While I really like that Nike took a chance on endorsing a controversial athlete and giving him a platform, I can’t help but cringe at their motives. Nike is not a role model corporation.
During the 80’s and 90’s underage workers faced brutal conditions in Nike sweatshops in Indonesia, Vietnam and China. In 1997, Nguyen Thi Thu Phuong died making a pair of Nike shoes in Vietnam. The corporation’s cold response was, “we don’t make shoes.” Nike was not shy when it came to crushing anti-sweatshop protests in the 90’s, so why the sudden change of heart at Nike? Are these NFL protests just trendy enough that it’s worth the calculated risk to their bottom line?
Nike is marketing itself as a benevolent corporation with good intentions that messed up in the 90’s. I don’t think they could care less about what Kaepernick stands for. He is simply an athlete who has become an instantly recognizable icon; the perfect face for a “Just Do It” campaign.

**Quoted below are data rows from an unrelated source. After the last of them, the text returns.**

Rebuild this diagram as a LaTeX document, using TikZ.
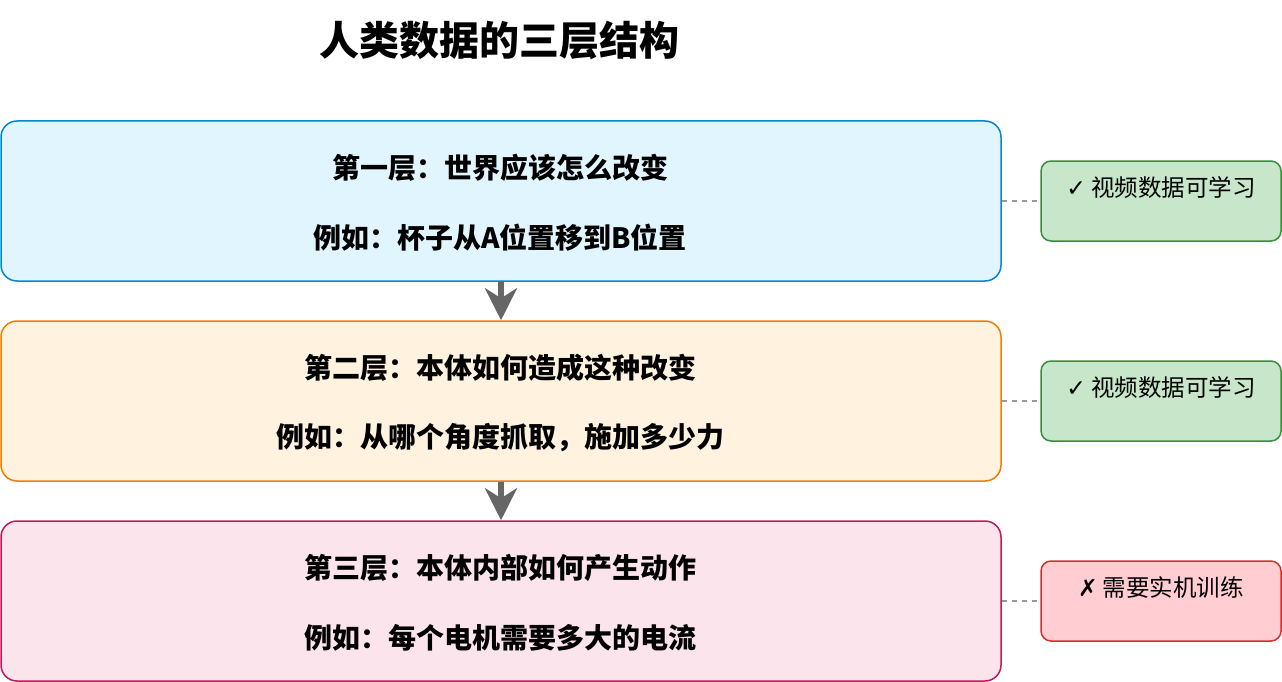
\documentclass[tikz,border=0pt]{standalone}
\usepackage{fontspec}
\setmainfont{Noto Sans CJK SC}
\newfontfamily\cjk{Noto Sans CJK SC}
\newfontfamily\sym{DejaVu Sans}
\usetikzlibrary{arrows.meta}
\definecolor{b1f}{HTML}{E1F5FE}\definecolor{b1d}{HTML}{0288D1}
\definecolor{b2f}{HTML}{FFF3E0}\definecolor{b2d}{HTML}{F57C00}
\definecolor{b3f}{HTML}{FCE4EC}\definecolor{b3d}{HTML}{C2185B}
\definecolor{gf}{HTML}{C8E6C9}\definecolor{gd}{HTML}{388E3C}
\definecolor{rf}{HTML}{FFCDD2}\definecolor{rd}{HTML}{D32F2F}
\definecolor{arr}{HTML}{666666}
\definecolor{dsh}{HTML}{999999}
\tikzset{
  layer/.style={draw, line width=1.5pt, rounded corners=16pt, minimum width=1000pt, minimum height=160pt, inner sep=0pt},
  side/.style={draw, line width=1.5pt, rounded corners=10pt, minimum width=240pt, minimum height=80pt, inner sep=0pt},
  maintxt/.style={font=\cjk\bfseries\fontsize{28}{32}\selectfont, inner sep=0pt},
  sidetxt/.style={font=\cjk\fontsize{23.5}{28}\selectfont, inner sep=0pt},
  flow/.style={draw=arr, line width=6pt, -{Stealth[length=32pt, width=32pt, inset=10pt]}},
  link/.style={draw=dsh, line width=1.3pt, dash pattern=on 5pt off 5pt},
}
\begin{document}
\begin{tikzpicture}[x=1pt,y=-1pt]
\useasboundingbox (0,0) rectangle (1282,682);
\node[font=\cjk\bfseries\fontsize{40}{44}\selectfont, inner sep=0pt] (title) at (499,40) {人类数据的三层结构};

\node[layer, fill=b1f, draw=b1d] (L1) at (501,201) {};
\node[layer, fill=b2f, draw=b2d] (L2) at (501,401) {};
\node[layer, fill=b3f, draw=b3d] (L3) at (501,601) {};

\node[maintxt] (t1a) at (500,168) {第一层：世界应该怎么改变};
\node[maintxt] (t1b) at (500,238) {例如：杯子从A位置移到B位置};
\node[maintxt] (t2a) at (500,368) {第二层：本体如何造成这种改变};
\node[maintxt] (t2b) at (500,438) {例如：从哪个角度抓取，施加多少力};
\node[maintxt] (t3a) at (500,568) {第三层：本体内部如何产生动作};
\node[maintxt] (t3b) at (500,638) {例如：每个电机需要多大的电流};

\node[side, fill=gf, draw=gd] (S1) at (1161,201) {};
\node[side, fill=gf, draw=gd] (S2) at (1161,401) {};
\node[side, fill=rf, draw=rd] (S3) at (1161,601) {};
\node[sidetxt] (s1) at (1161,187) {{\sym ✓} 视频数据可学习};
\node[sidetxt] (s2) at (1161,387) {{\sym ✓} 视频数据可学习};
\node[sidetxt] (s3) at (1161,587) {{\sym\bfseries ✗} 需要实机训练};

\draw[flow] (L1.south) -- (L2.north);
\draw[flow] (L2.south) -- (L3.north);
\draw[link] (L1.east) -- (S1.west);
\draw[link] (L2.east) -- (S2.west);
\draw[link] (L3.east) -- (S3.west);
\end{tikzpicture}
\end{document}
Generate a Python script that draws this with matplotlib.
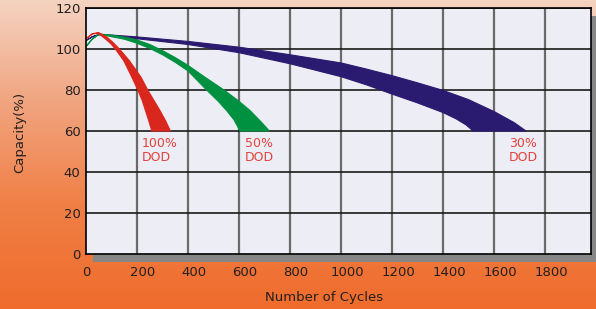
import numpy as np
import matplotlib
matplotlib.use("Agg")
import matplotlib.pyplot as plt
from matplotlib.patches import Rectangle
from matplotlib.transforms import ScaledTranslation

# capacity bands: (cycles, capacity %) for the upper and lower edge
red_top_x = [0, 25, 50, 80, 105, 131, 170, 216, 242, 265, 290, 312, 331]
red_top_y = [105, 107.5, 108, 106, 103.3, 100, 94.3, 86.2, 80, 75.2, 70, 65, 60]
red_low_x = [0, 25, 46, 65, 80, 98, 115, 148, 180, 203, 220, 233, 246, 258]
red_low_y = [105, 107.3, 107.7, 106, 104.5, 102.5, 100, 94.3, 86.2, 80, 75, 70, 65, 60]

green_top_x = [0, 25, 52, 100, 150, 200, 250, 300, 350, 400, 467, 541, 600, 643, 690, 719]
green_top_y = [101.2, 105, 107.3, 106.8, 105.8, 104.4, 102.2, 99.2, 95.8, 92, 86.2, 80,
               74.5, 70, 64, 60]
green_low_x = [0, 25, 52, 100, 150, 200, 250, 300, 350, 400, 473, 520, 551, 580, 604]
green_low_y = [101.2, 104.8, 107.3, 106, 104.8, 102.8, 100.3, 97.2, 93.5, 89.3, 80, 74.3,
               70, 65.5, 60]

navy_top_x = [0, 25, 50, 100, 200, 400, 600, 800, 1000, 1100, 1200, 1300, 1400, 1500,
              1600, 1680, 1725]
navy_top_y = [104.1, 106, 107, 106.8, 105.9, 103.7, 100.9, 97.2, 93.2, 90.2, 87, 83.5,
              79.8, 75.3, 69.5, 64, 60]
navy_low_x = [0, 25, 50, 100, 200, 400, 600, 800, 1000, 1100, 1200, 1300, 1400, 1450,
              1490, 1518]
navy_low_y = [104.1, 106, 107, 106.5, 105, 102.2, 98.2, 92.8, 86.5, 82.5, 78, 73.7, 69,
              66, 63, 60]

x_ticks = [0, 200, 400, 600, 800, 1000, 1200, 1400, 1600, 1800]
y_ticks = [0, 20, 40, 60, 80, 100, 120]

labels = ["100%\nDOD", "50%\nDOD", "30%\nDOD"]
label_pos = [(220, 57), (624, 57), (1659, 57)]

fig = plt.figure(figsize=(5.96, 3.09), dpi=100)

# orange gradient background
bg = fig.add_axes([0, 0, 1, 1], zorder=-10)
grad = np.linspace(0, 1, 256).reshape(-1, 1)
cmap = matplotlib.colors.LinearSegmentedColormap.from_list(
    "bg", ["#F5D3C1", "#F0A47F", "#F07F45", "#EF6C2C"])
bg.imshow(grad, aspect="auto", cmap=cmap, extent=[0, 1, 0, 1], origin="upper")
bg.set_axis_off()

# drop shadow behind the plot area
W, H = 596, 309
fig.patches.append(Rectangle((93 / W, (H - 262) / H), (596 - 93) / W, (262 - 16) / H,
                             transform=fig.transFigure, facecolor="#878787",
                             edgecolor="none", zorder=-5))

ax = fig.add_axes([86 / W, (H - 254) / H, (591 - 86) / W, (254 - 8) / H])
ax.set_facecolor("#EDEDF5")
ax.set_xlim(0, 1980)
ax.set_ylim(0, 120)
ax.set_xticks(x_ticks)
ax.set_yticks(y_ticks)
for v in x_ticks[1:]:
    ax.axvline(v, color="#6A6A6A", lw=1.6, zorder=1)
for v in y_ticks[1:]:
    ax.axhline(v, color="#1A1A1A", lw=1.2, zorder=1)
for s in ax.spines.values():
    s.set_color("black")
    s.set_linewidth(1.2)
    s.set_zorder(5)

bands = [(navy_top_x, navy_top_y, navy_low_x, navy_low_y, "#2A1A70"),
         (green_top_x, green_top_y, green_low_x, green_low_y, "#009140"),
         (red_top_x, red_top_y, red_low_x, red_low_y, "#D9271E")]
for tx, ty, lx, ly, c in bands:
    px = list(tx) + list(lx[::-1])
    py = list(ty) + list(ly[::-1])
    ax.fill(px, py, color=c, lw=0.8, zorder=3)

for txt, (x, y) in zip(labels, label_pos):
    ax.text(x, y, txt, color="#E2413C", fontsize=9, ha="left", va="top",
            linespacing=1.05, zorder=4)

ax.tick_params(length=0, labelsize=9.5, colors="#231F20", pad=4)
ax.tick_params(axis="x", pad=9)
off = ScaledTranslation(6 / 100, 0, fig.dpi_scale_trans)
for lab in ax.get_xticklabels()[1:]:
    lab.set_transform(lab.get_transform() + off)

fig.text(20 / W, 1 - 132 / H, "Capacity(%)", rotation=90, ha="center", va="center",
         fontsize=9.5, color="#231F20")
fig.text(324 / W, 1 - 298 / H, "Number of Cycles", ha="center", va="center",
         fontsize=9.5, color="#231F20")

fig.savefig("out.png", dpi=100)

What I want to say through all of this is don’t be proud of Nike. They aren’t doing anything new to help black lives in America. Endorsing Kaepernick has done nothing but boost their sales and help their corporate image. Just remember, they are still heavily endorsed by the NFL who have opposed Kaepernick’s kneeling protests since the beginning.
Be proud of Lebron James who opened a public school in Akron, Ohio for at-risk kids. Be proud of Chance the Rapper for donating $1 million to Chicago’s public schools.
Yes, by endorsing Kaepernick Nike has broadened Kaepernick’s platform for his message, and that is a good thing. So, be proud of Kaepernick who took a real leap of faith by kneeling for what he believes in on national TV, before anyone else had the courage to kneel for black lives.